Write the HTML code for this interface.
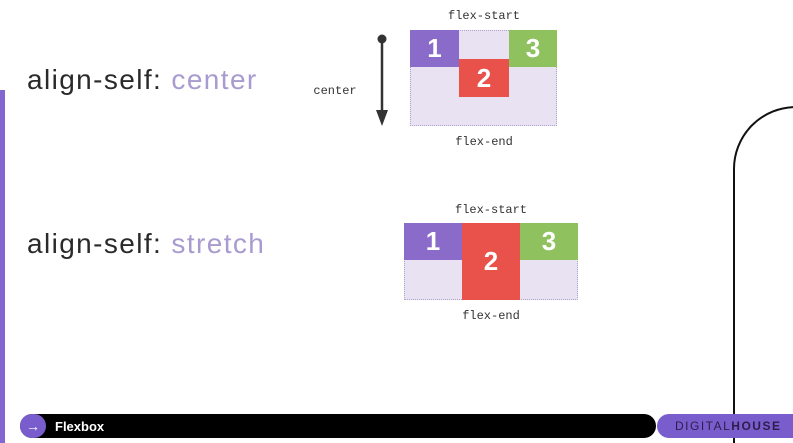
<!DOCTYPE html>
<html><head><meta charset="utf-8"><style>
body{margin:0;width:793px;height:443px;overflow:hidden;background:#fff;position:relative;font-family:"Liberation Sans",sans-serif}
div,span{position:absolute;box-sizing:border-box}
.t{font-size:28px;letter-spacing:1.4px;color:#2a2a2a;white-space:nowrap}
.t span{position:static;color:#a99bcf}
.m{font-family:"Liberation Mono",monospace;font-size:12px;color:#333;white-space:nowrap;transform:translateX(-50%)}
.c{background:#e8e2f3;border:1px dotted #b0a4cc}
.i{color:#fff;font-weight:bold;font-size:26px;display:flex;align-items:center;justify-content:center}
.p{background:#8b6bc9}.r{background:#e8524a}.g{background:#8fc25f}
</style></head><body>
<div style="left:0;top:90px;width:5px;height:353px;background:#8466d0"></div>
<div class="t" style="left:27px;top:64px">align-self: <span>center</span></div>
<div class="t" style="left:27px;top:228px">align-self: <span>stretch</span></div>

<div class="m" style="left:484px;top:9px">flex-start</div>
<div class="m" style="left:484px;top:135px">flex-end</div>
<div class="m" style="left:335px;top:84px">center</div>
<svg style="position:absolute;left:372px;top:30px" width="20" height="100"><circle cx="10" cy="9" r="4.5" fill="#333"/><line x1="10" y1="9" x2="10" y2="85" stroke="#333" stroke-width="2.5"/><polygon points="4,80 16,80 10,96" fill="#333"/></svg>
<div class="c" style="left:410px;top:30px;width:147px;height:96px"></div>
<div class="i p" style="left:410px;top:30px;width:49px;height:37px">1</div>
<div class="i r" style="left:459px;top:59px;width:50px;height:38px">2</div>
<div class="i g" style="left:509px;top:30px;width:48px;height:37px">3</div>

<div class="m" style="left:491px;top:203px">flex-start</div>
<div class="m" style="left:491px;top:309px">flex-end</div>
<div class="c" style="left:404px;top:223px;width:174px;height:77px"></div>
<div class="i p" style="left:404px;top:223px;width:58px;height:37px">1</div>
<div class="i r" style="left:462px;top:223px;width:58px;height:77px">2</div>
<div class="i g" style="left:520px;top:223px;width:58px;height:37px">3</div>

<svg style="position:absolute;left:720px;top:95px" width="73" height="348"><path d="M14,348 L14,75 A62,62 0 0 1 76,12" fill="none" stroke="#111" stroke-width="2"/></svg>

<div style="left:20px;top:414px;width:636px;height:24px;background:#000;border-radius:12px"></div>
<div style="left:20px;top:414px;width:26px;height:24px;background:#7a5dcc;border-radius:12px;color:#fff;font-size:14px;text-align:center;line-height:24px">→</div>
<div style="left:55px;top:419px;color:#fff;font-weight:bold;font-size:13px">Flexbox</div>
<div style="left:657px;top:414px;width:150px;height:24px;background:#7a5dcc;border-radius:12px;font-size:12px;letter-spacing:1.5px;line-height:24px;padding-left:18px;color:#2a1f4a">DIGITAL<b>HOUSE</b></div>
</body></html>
...
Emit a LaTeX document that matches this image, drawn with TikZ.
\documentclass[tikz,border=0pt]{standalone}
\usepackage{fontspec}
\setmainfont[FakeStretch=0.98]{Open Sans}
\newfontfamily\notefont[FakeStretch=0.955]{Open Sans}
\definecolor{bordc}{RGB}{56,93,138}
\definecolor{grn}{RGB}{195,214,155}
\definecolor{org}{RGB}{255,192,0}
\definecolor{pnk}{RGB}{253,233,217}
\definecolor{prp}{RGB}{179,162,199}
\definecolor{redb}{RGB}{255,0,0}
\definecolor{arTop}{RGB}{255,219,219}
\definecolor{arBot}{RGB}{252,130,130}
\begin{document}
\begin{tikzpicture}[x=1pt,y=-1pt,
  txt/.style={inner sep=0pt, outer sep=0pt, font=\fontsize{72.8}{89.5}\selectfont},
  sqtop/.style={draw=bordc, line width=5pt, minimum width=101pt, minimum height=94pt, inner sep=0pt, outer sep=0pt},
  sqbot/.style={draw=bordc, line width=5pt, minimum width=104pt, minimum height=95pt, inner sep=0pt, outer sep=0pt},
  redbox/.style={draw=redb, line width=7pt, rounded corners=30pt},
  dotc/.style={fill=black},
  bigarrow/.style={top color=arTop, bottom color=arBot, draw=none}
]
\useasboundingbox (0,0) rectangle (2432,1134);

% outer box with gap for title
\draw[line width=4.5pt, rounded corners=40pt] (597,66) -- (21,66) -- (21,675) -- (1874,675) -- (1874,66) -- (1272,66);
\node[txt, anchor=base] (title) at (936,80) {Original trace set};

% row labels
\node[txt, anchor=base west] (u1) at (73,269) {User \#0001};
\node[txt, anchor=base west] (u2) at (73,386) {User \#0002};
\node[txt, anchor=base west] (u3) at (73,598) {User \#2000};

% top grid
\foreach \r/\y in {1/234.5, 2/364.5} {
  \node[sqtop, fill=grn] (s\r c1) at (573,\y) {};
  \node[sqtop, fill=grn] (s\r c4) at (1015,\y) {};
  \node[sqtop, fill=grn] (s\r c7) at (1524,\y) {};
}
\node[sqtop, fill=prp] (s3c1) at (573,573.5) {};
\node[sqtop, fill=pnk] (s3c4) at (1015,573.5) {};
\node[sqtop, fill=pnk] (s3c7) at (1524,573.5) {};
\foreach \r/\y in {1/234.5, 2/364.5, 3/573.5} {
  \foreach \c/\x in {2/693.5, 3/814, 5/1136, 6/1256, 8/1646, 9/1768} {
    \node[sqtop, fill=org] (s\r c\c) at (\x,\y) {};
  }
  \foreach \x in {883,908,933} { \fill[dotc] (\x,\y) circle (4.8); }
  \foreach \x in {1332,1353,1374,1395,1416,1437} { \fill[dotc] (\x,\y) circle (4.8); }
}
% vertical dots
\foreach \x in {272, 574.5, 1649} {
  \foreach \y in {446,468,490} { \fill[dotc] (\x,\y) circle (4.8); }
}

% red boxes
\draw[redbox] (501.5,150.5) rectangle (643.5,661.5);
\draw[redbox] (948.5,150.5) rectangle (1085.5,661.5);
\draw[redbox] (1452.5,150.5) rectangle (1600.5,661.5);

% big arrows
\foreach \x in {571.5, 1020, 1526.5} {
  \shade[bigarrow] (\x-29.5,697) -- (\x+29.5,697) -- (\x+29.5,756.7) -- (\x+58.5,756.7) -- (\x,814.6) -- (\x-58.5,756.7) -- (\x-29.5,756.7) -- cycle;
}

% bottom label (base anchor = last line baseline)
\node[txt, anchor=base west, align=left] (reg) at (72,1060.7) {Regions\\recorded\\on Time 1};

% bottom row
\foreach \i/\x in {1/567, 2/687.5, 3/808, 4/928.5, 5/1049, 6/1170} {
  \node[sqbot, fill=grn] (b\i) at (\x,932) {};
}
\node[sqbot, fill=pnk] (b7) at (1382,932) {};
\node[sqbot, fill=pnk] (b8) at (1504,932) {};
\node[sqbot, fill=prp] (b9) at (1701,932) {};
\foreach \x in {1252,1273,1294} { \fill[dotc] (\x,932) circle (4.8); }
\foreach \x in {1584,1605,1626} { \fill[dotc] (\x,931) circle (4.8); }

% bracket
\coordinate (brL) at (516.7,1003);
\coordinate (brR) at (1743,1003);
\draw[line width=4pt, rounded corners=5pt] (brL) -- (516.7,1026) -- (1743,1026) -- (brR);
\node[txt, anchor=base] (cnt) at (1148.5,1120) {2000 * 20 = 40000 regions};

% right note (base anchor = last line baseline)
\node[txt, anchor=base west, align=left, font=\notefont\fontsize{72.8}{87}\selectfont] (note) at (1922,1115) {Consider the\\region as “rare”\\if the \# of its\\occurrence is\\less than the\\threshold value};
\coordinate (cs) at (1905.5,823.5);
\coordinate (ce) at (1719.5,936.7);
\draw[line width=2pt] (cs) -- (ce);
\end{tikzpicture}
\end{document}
--
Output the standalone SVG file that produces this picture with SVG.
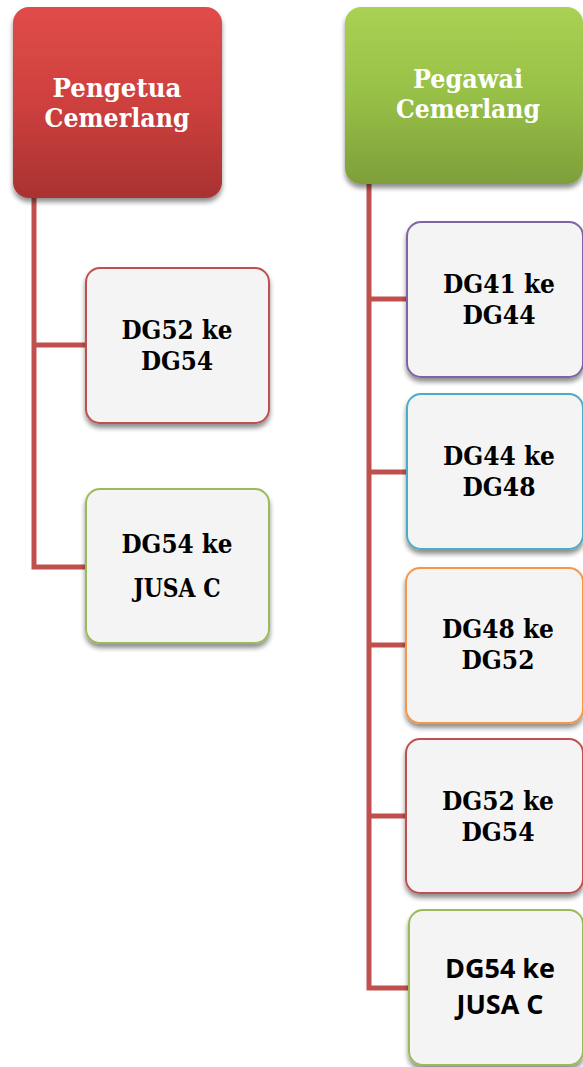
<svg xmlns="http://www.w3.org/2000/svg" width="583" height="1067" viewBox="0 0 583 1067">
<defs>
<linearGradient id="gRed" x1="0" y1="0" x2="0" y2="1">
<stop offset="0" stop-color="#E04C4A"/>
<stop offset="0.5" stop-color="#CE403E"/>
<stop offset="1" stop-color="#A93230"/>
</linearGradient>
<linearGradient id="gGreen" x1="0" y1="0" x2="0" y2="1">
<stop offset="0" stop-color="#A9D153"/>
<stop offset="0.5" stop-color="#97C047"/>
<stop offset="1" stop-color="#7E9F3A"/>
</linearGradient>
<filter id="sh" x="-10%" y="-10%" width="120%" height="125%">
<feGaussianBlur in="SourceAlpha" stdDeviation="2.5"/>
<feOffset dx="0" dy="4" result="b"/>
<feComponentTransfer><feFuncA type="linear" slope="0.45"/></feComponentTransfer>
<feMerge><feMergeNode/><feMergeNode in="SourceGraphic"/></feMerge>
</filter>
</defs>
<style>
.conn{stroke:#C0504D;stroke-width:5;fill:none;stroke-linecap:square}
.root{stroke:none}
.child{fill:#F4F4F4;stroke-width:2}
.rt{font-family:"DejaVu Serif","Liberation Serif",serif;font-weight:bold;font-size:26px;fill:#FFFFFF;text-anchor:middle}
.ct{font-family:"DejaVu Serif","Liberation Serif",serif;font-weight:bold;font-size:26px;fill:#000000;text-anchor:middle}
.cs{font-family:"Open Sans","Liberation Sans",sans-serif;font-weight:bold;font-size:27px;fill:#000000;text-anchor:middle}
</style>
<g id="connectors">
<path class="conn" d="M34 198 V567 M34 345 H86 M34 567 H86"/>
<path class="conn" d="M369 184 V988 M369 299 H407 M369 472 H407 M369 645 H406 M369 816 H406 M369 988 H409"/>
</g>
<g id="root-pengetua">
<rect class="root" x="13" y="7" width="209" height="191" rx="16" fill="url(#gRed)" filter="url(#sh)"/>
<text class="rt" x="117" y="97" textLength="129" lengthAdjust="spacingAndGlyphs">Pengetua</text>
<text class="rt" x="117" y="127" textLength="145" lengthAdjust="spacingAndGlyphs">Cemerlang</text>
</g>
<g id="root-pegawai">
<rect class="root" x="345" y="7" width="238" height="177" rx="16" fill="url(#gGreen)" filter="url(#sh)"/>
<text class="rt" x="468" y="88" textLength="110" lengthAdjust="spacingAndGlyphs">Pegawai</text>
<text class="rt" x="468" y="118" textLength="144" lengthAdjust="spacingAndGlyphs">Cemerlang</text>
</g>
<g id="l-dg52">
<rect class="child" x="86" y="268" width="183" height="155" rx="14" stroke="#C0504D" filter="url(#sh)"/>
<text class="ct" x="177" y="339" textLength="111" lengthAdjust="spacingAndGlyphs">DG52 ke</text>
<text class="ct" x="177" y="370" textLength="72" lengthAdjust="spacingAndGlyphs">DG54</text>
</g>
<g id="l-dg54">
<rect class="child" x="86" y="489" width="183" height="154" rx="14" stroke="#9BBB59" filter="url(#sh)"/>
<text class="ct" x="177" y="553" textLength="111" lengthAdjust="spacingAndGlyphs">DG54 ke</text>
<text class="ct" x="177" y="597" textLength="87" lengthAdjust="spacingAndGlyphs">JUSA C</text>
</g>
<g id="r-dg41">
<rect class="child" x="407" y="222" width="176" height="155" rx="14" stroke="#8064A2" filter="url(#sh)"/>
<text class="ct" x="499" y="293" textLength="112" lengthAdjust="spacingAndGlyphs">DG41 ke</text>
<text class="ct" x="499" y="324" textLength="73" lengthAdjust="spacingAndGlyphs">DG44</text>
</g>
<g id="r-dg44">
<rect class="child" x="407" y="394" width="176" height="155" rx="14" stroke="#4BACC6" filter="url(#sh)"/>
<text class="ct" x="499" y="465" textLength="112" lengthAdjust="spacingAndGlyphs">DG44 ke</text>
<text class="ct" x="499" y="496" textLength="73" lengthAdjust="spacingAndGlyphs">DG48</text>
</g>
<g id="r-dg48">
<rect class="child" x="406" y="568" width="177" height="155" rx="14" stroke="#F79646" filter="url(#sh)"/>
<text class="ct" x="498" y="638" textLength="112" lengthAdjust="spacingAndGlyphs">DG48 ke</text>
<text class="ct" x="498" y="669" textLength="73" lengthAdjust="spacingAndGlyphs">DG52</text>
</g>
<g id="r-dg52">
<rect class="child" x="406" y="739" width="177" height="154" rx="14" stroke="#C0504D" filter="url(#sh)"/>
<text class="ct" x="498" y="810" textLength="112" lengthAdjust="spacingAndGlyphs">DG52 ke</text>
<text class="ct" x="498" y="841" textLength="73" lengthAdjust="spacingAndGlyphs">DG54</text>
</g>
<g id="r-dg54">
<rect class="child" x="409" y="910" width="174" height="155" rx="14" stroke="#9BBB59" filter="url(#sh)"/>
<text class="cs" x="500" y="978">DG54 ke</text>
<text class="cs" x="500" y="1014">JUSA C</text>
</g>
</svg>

WORK TO COMPLETE
How many lines of the entries above hold the string "that"? Reply with the number alone.

REPLY
2